[Un siècle de novembre | Walter D. Wetherell, Lori Saint-Martin (Traducteur), Paul Gagné (Traducteur)]
Il est né en 1948, vit dans le New Hampshire, romancier, nouvelliste et auteur de récits de voyage publiés par le NY Times. C'est son deuxième roman traduit en français, le premier ayant pour titre "La soeur de Tchekhov".
Un siècle de novembre ( A century of November)
traduit de l'anglais ( Etats-Unis) par Lori Saint-Martin et Paul Gagné
Ed Les Allusifs
"Il jugeait les hommes et cultivait les pommes, et cet automne -là n'était propice ni à la justice, ni aux vergers." C'est la première phrase de ce livre. Début d'automne 1918, sur l'Ile De Vancouver. Un homme, Charles Marden. Les pommes se couvrent de taches de rouille , car la fumée des incendies , non combattus faute de jeunes gens encore présents pour le faire, a traversé le détroit. Mais les insulaires disent que le coupable, c'est le gaz moutarde, "charrié par les vents depuis la lointaine France".. Quant à la justice, le magistrat Charles Marden n'a pas grand chose à faire non plus, depuis le début de la guerre les comportements sont exemplaires: " On aurait dit que tout le mal du monde ,transformé en liquide tourbillonnant, se déversait sur la France, suivant le cycle désespéré qui soufflait ensuite la fumée sur l'Amérique."
La femme de Charles Marden est morte trois semaines auparavant de la grippe espagnole. Son fils unique, Billy, fait la guerre depuis 2 ans. Et un courrier arrive, annonçant sa mort au combat dans un village belge au nom étrange.
Alors Marden va se mettre en route, pour mettre ses pas dans les pas de son fils, et jusqu'au bout. Pour aller sur place, à l'endroit exact où s'est terminée sa courte vie.
"Pour ne rien attendre......Avoir des attentes, après ce qui est arrivé....c'est intolérable. S'il y a une leçon à retenir de cette guerre, c'est bien celle-là. Il faut enterrer l'espoir là où il ne risque plus de nous déranger."Et puis pour éviter de juger " juger d'avance, juger avant d'arriver, avant d'avoir vu, de ses yeux vu, l'endroit précis."
C'est le journal de cette quête que l'on lit, du Canada aux tranchées. Ils furent nombreux à faire ces sortes de pélerinages ( et nombreux à y mourir aussi volontairement ou non).
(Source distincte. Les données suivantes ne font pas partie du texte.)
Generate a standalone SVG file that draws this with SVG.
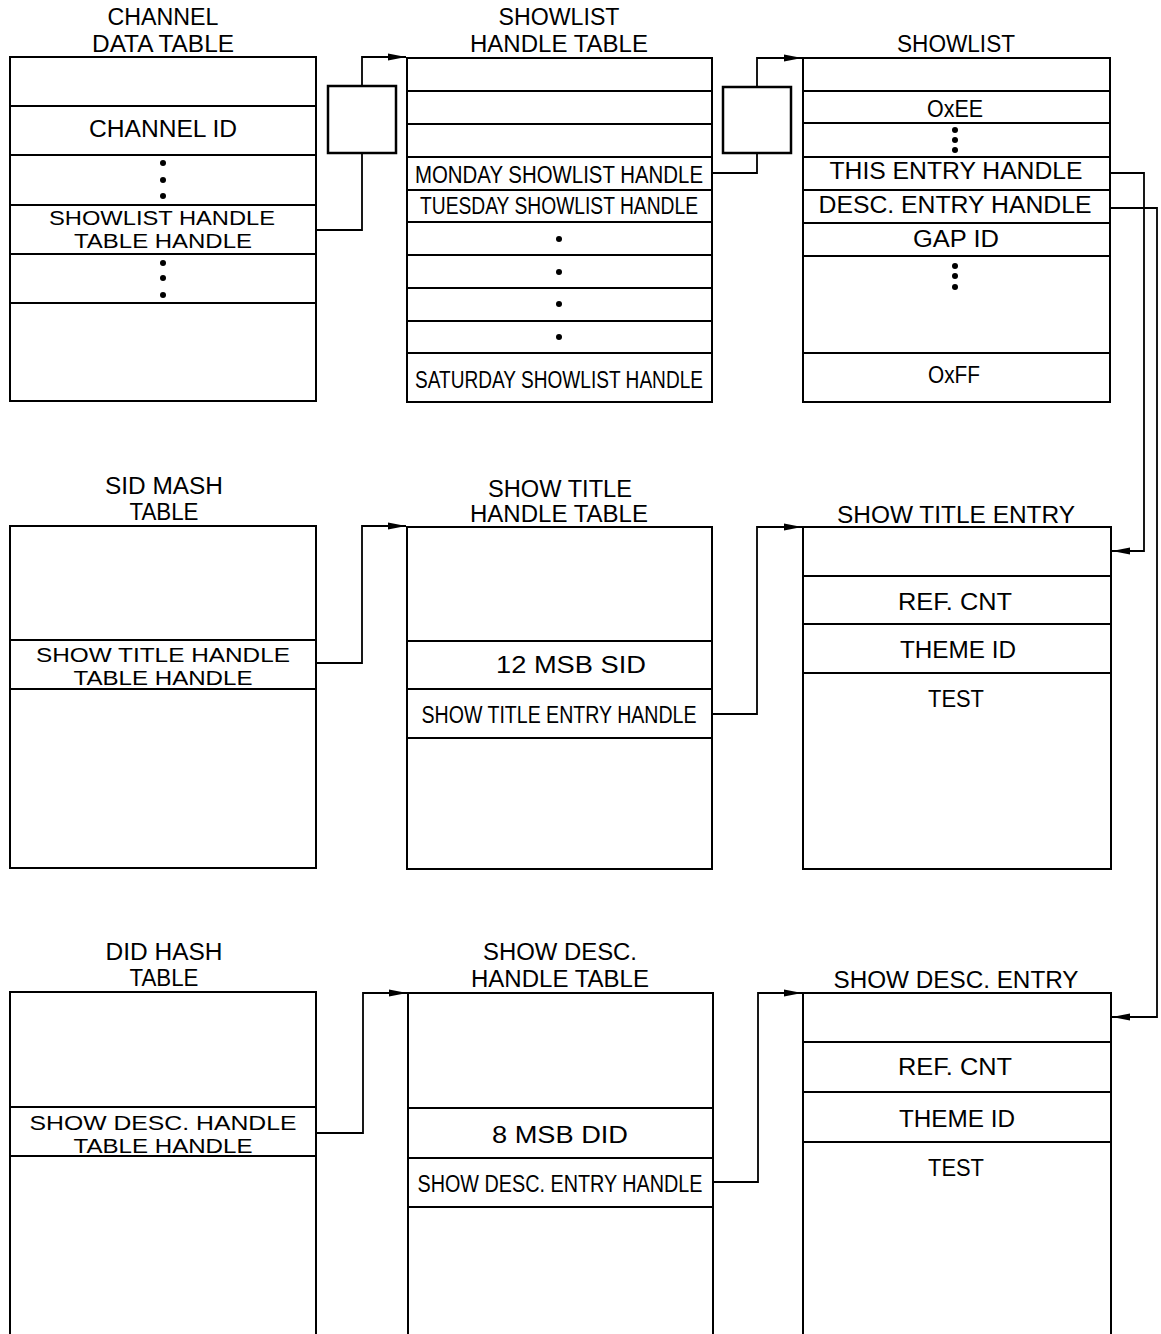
<svg xmlns="http://www.w3.org/2000/svg" width="1161" height="1334" viewBox="0 0 1161 1334">
<style>
.box{fill:#fff;stroke:#000;stroke-width:2}
.row{stroke:#000;stroke-width:2}
.sb{fill:#fff;stroke:#000;stroke-width:2.5}
.con{fill:none;stroke:#000;stroke-width:1.8}
text{font-family:"Liberation Sans",Arial,sans-serif;font-size:23px;fill:#000;text-anchor:middle}
text.two{font-size:20px}
.dot{fill:#000}
</style>
<defs>
<marker id="ah" markerUnits="userSpaceOnUse" markerWidth="18" markerHeight="8" refX="18" refY="4" orient="auto">
<path d="M0,0.6 L18,4 L0,7.4 Z" fill="#000"/>
</marker>
</defs>
<rect width="1161" height="1334" fill="#fff"/>

<g id="channel-data-table">
<text x="163" y="25" textLength="111" lengthAdjust="spacingAndGlyphs">CHANNEL</text>
<text x="163" y="52" textLength="142" lengthAdjust="spacingAndGlyphs">DATA TABLE</text>
<rect class="box" x="10" y="57" width="306" height="344"/>
<line class="row" x1="10" y1="106" x2="316" y2="106"/>
<line class="row" x1="10" y1="155" x2="316" y2="155"/>
<line class="row" x1="10" y1="205" x2="316" y2="205"/>
<line class="row" x1="10" y1="254" x2="316" y2="254"/>
<line class="row" x1="10" y1="303" x2="316" y2="303"/>
<text x="163" y="137" textLength="148" lengthAdjust="spacingAndGlyphs">CHANNEL ID</text>
<circle class="dot" cx="163" cy="163" r="3"/><circle class="dot" cx="163" cy="180" r="3"/><circle class="dot" cx="163" cy="196" r="3"/>
<text class="two" x="162" y="225" textLength="226" lengthAdjust="spacingAndGlyphs">SHOWLIST HANDLE</text>
<text class="two" x="163" y="248" textLength="178" lengthAdjust="spacingAndGlyphs">TABLE HANDLE</text>
<circle class="dot" cx="163" cy="263" r="3"/><circle class="dot" cx="163" cy="278" r="3"/><circle class="dot" cx="163" cy="295" r="3"/>
</g>

<g id="box-1"><rect class="sb" x="328" y="86" width="68" height="67"/></g>
<g id="box-2"><rect class="sb" x="723" y="87" width="68" height="66"/></g>

<g id="showlist-handle-table">
<text x="559" y="25" textLength="121" lengthAdjust="spacingAndGlyphs">SHOWLIST</text>
<text x="559" y="52" textLength="178" lengthAdjust="spacingAndGlyphs">HANDLE TABLE</text>
<rect class="box" x="407" y="58" width="305" height="344"/>
<line class="row" x1="407" y1="91" x2="712" y2="91"/>
<line class="row" x1="407" y1="124" x2="712" y2="124"/>
<line class="row" x1="407" y1="157" x2="712" y2="157"/>
<line class="row" x1="407" y1="190" x2="712" y2="190"/>
<line class="row" x1="407" y1="222" x2="712" y2="222"/>
<line class="row" x1="407" y1="255" x2="712" y2="255"/>
<line class="row" x1="407" y1="288" x2="712" y2="288"/>
<line class="row" x1="407" y1="321" x2="712" y2="321"/>
<line class="row" x1="407" y1="353" x2="712" y2="353"/>
<text x="559" y="183" textLength="288" lengthAdjust="spacingAndGlyphs">MONDAY SHOWLIST HANDLE</text>
<text x="559" y="214" textLength="278" lengthAdjust="spacingAndGlyphs">TUESDAY SHOWLIST HANDLE</text>
<circle class="dot" cx="559" cy="239" r="3"/><circle class="dot" cx="559" cy="272" r="3"/><circle class="dot" cx="559" cy="304" r="3"/><circle class="dot" cx="559" cy="337" r="3"/>
<text x="559" y="388" textLength="288" lengthAdjust="spacingAndGlyphs">SATURDAY SHOWLIST HANDLE</text>
</g>

<g id="showlist">
<text x="956" y="52" textLength="118" lengthAdjust="spacingAndGlyphs">SHOWLIST</text>
<rect class="box" x="803" y="58" width="307" height="344"/>
<line class="row" x1="803" y1="91" x2="1110" y2="91"/>
<line class="row" x1="803" y1="123" x2="1110" y2="123"/>
<line class="row" x1="803" y1="157" x2="1110" y2="157"/>
<line class="row" x1="803" y1="190" x2="1110" y2="190"/>
<line class="row" x1="803" y1="223" x2="1110" y2="223"/>
<line class="row" x1="803" y1="256" x2="1110" y2="256"/>
<line class="row" x1="803" y1="353" x2="1110" y2="353"/>
<text x="955" y="117" textLength="56" lengthAdjust="spacingAndGlyphs">OxEE</text>
<circle class="dot" cx="955" cy="130" r="3"/><circle class="dot" cx="955" cy="140" r="3"/><circle class="dot" cx="955" cy="150" r="3"/>
<text x="956" y="179" textLength="253" lengthAdjust="spacingAndGlyphs">THIS ENTRY HANDLE</text>
<text x="955" y="213" textLength="273" lengthAdjust="spacingAndGlyphs">DESC. ENTRY HANDLE</text>
<text x="956" y="247" textLength="86" lengthAdjust="spacingAndGlyphs">GAP ID</text>
<circle class="dot" cx="955" cy="266" r="3"/><circle class="dot" cx="955" cy="276" r="3"/><circle class="dot" cx="955" cy="287" r="3"/>
<text x="954" y="383" textLength="52" lengthAdjust="spacingAndGlyphs">OxFF</text>
</g>

<g id="sid-mash-table">
<text x="164" y="494" textLength="118" lengthAdjust="spacingAndGlyphs">SID MASH</text>
<text x="164" y="520" textLength="69" lengthAdjust="spacingAndGlyphs">TABLE</text>
<rect class="box" x="10" y="526" width="306" height="342"/>
<line class="row" x1="10" y1="640" x2="316" y2="640"/>
<line class="row" x1="10" y1="689" x2="316" y2="689"/>
<text class="two" x="163" y="662" textLength="254" lengthAdjust="spacingAndGlyphs">SHOW TITLE HANDLE</text>
<text class="two" x="163" y="685" textLength="179" lengthAdjust="spacingAndGlyphs">TABLE HANDLE</text>
</g>

<g id="show-title-handle-table">
<text x="560" y="497" textLength="144" lengthAdjust="spacingAndGlyphs">SHOW TITLE</text>
<text x="559" y="522" textLength="178" lengthAdjust="spacingAndGlyphs">HANDLE TABLE</text>
<rect class="box" x="407" y="527" width="305" height="342"/>
<line class="row" x1="407" y1="641" x2="712" y2="641"/>
<line class="row" x1="407" y1="689" x2="712" y2="689"/>
<line class="row" x1="407" y1="738" x2="712" y2="738"/>
<text x="571" y="673" textLength="150" lengthAdjust="spacingAndGlyphs">12 MSB SID</text>
<text x="559" y="723" textLength="275" lengthAdjust="spacingAndGlyphs">SHOW TITLE ENTRY HANDLE</text>
</g>

<g id="show-title-entry">
<text x="956" y="523" textLength="238" lengthAdjust="spacingAndGlyphs">SHOW TITLE ENTRY</text>
<rect class="box" x="803" y="527" width="308" height="342"/>
<line class="row" x1="803" y1="576" x2="1111" y2="576"/>
<line class="row" x1="803" y1="624" x2="1111" y2="624"/>
<line class="row" x1="803" y1="673" x2="1111" y2="673"/>
<text x="955" y="610" textLength="114" lengthAdjust="spacingAndGlyphs">REF. CNT</text>
<text x="958" y="658" textLength="116" lengthAdjust="spacingAndGlyphs">THEME ID</text>
<text x="956" y="707" textLength="56" lengthAdjust="spacingAndGlyphs">TEST</text>
</g>

<g id="did-hash-table">
<text x="164" y="960" textLength="117" lengthAdjust="spacingAndGlyphs">DID HASH</text>
<text x="164" y="986" textLength="69" lengthAdjust="spacingAndGlyphs">TABLE</text>
<rect class="box" x="10" y="992" width="306" height="360"/>
<line class="row" x1="10" y1="1107" x2="316" y2="1107"/>
<line class="row" x1="10" y1="1156" x2="316" y2="1156"/>
<text class="two" x="163" y="1130" textLength="267" lengthAdjust="spacingAndGlyphs">SHOW DESC. HANDLE</text>
<text class="two" x="163" y="1153" textLength="179" lengthAdjust="spacingAndGlyphs">TABLE HANDLE</text>
</g>

<g id="show-desc-handle-table">
<text x="560" y="960" textLength="154" lengthAdjust="spacingAndGlyphs">SHOW DESC.</text>
<text x="560" y="987" textLength="178" lengthAdjust="spacingAndGlyphs">HANDLE TABLE</text>
<rect class="box" x="408" y="993" width="305" height="360"/>
<line class="row" x1="408" y1="1108" x2="713" y2="1108"/>
<line class="row" x1="408" y1="1158" x2="713" y2="1158"/>
<line class="row" x1="408" y1="1207" x2="713" y2="1207"/>
<text x="560" y="1143" textLength="136" lengthAdjust="spacingAndGlyphs">8 MSB DID</text>
<text x="560" y="1192" textLength="285" lengthAdjust="spacingAndGlyphs">SHOW DESC. ENTRY HANDLE</text>
</g>

<g id="show-desc-entry">
<text x="956" y="988" textLength="245" lengthAdjust="spacingAndGlyphs">SHOW DESC. ENTRY</text>
<rect class="box" x="803" y="993" width="308" height="360"/>
<line class="row" x1="803" y1="1042" x2="1111" y2="1042"/>
<line class="row" x1="803" y1="1092" x2="1111" y2="1092"/>
<line class="row" x1="803" y1="1142" x2="1111" y2="1142"/>
<text x="955" y="1075" textLength="114" lengthAdjust="spacingAndGlyphs">REF. CNT</text>
<text x="957" y="1127" textLength="116" lengthAdjust="spacingAndGlyphs">THEME ID</text>
<text x="956" y="1176" textLength="56" lengthAdjust="spacingAndGlyphs">TEST</text>
</g>

<g id="connectors">
<path class="con" d="M316,230 H362 V153"/>
<path class="con" d="M362,86 V57 H406" marker-end="url(#ah)"/>
<path class="con" d="M712,173 H757 V153"/>
<path class="con" d="M757,87 V58 H802" marker-end="url(#ah)"/>
<path class="con" d="M1110,173 H1144 V551 H1112" marker-end="url(#ah)"/>
<path class="con" d="M1110,208 H1157 V1017 H1112" marker-end="url(#ah)"/>
<path class="con" d="M316,663 H362 V526 H406" marker-end="url(#ah)"/>
<path class="con" d="M712,714 H757 V527 H802" marker-end="url(#ah)"/>
<path class="con" d="M316,1133 H363 V993 H407" marker-end="url(#ah)"/>
<path class="con" d="M713,1182 H758 V993 H802" marker-end="url(#ah)"/>
</g>
</svg>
Charles Marden arrivera à cet endroit précis , et entendra le récit de la mort de son fils. Alors seulement, il pourra juger et ressentir:
" Billy s'est sauvé. En pleine guerre, malgré les reponsabilités qui lui incombaient, l'ennemi devant lui, il s'est sauvé. J'avais pleinement conscience de ce que j'étais censé ressentir, de ce que les colonels, les généraux, les politiciens et tous ceux qui avaient envoyé ces garçons à leur perte voulaient que je ressente. De l'embarras, de la gêne, de la honte. Pourtant, je n'éprouvais rien de tel. J'étais heureux pour lui. Heureux de savoir que, au dernier instant de sa vie, confronté à une machine invincible, à une herse impitoyable, il était redevenu un petit garçon. Il avait réagi comme tout garçon l'aurait fait dans ces circonstances, avait couru de toutes ses forces vers la vie, la sécurité....Mon seul regret, celui que je garderai jusqu'à la fin de mes jours, c'est qu'il n'a pas couru assez vite."
C'est un texte magnifique, très retenu, sobre et pudique, très sombre bien sûr, mais avec une petite lueur à la fin. On sait que Charles Marden sera tenu d'"attendre " de nouveau, et que cela s'appellera continuer à vivre.